POPCRU believes nationalising SA’s traffic police will curb road deaths
The Police and Prisons Civil Rights Union wants provisional traffic police departments to be reformed into a singular national department.
FILE: A car accident. Picture: © angurt/123rf.com
JOHANNESBURG - The Police and Prisons Civil Rights Union (POPCRU) says it believes nationalising South Africa’s traffic police will translate to curbing road deaths in the country.
The union has called for provincial traffic police departments to be scrapped and replaced with one national traffic police department.
The call came against the backdrop of what the union described as “severe organisational challenges”, which it said were “preventing traffic officers from taking a strategic, coordinated approach to policing our roads, and limiting their efficiency and impact”.
READ: 719 road fatalities across SA since 1 December, reveals Transport Dept
POPCRU also said the country’s traffic officers are suffering under poor working conditions.

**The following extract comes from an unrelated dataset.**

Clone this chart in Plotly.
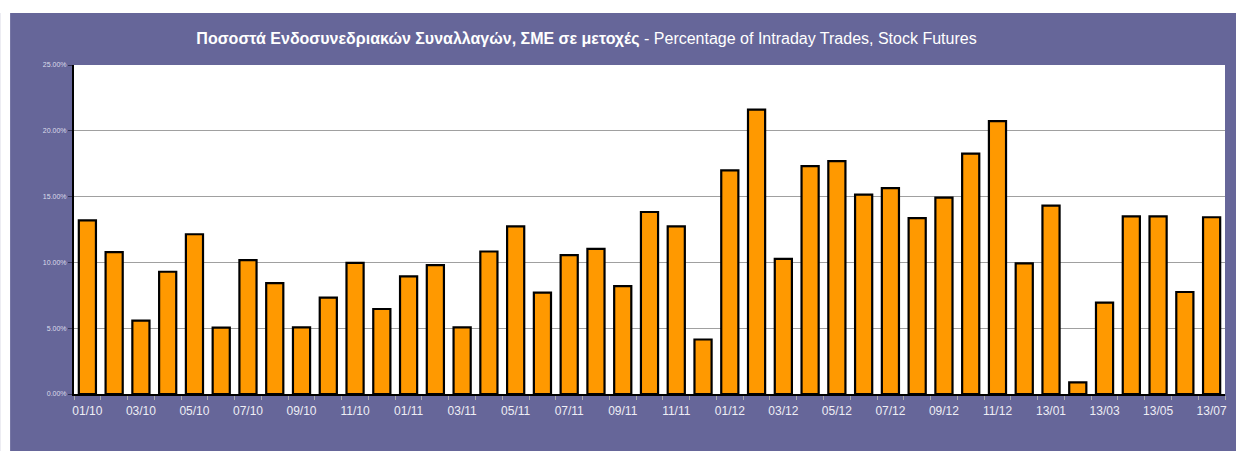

“I think one of the things that led us to believe it should be nationalised is the fact that it’s fragmented,” said the union’s spokesperson Richard Mamabolo.
“For example, you consider what’s happening in the Western Cape, it falls under Housing. In other provinces, it’s under the Department of Public Works, whilst others are under Safety and Security.”
They maintained this would also help to mitigate the carnage on the country’s roads.
“We think due to the shortages of numbers, with this nationalisation it will actually ensure we have more capacity, and we have one single direction that we follow,” Mamabolo said.
“As things stand, we in the Western Cape, you cannot have police accounting to the Department of Housing because its specialty is around housing and not traffic issues.”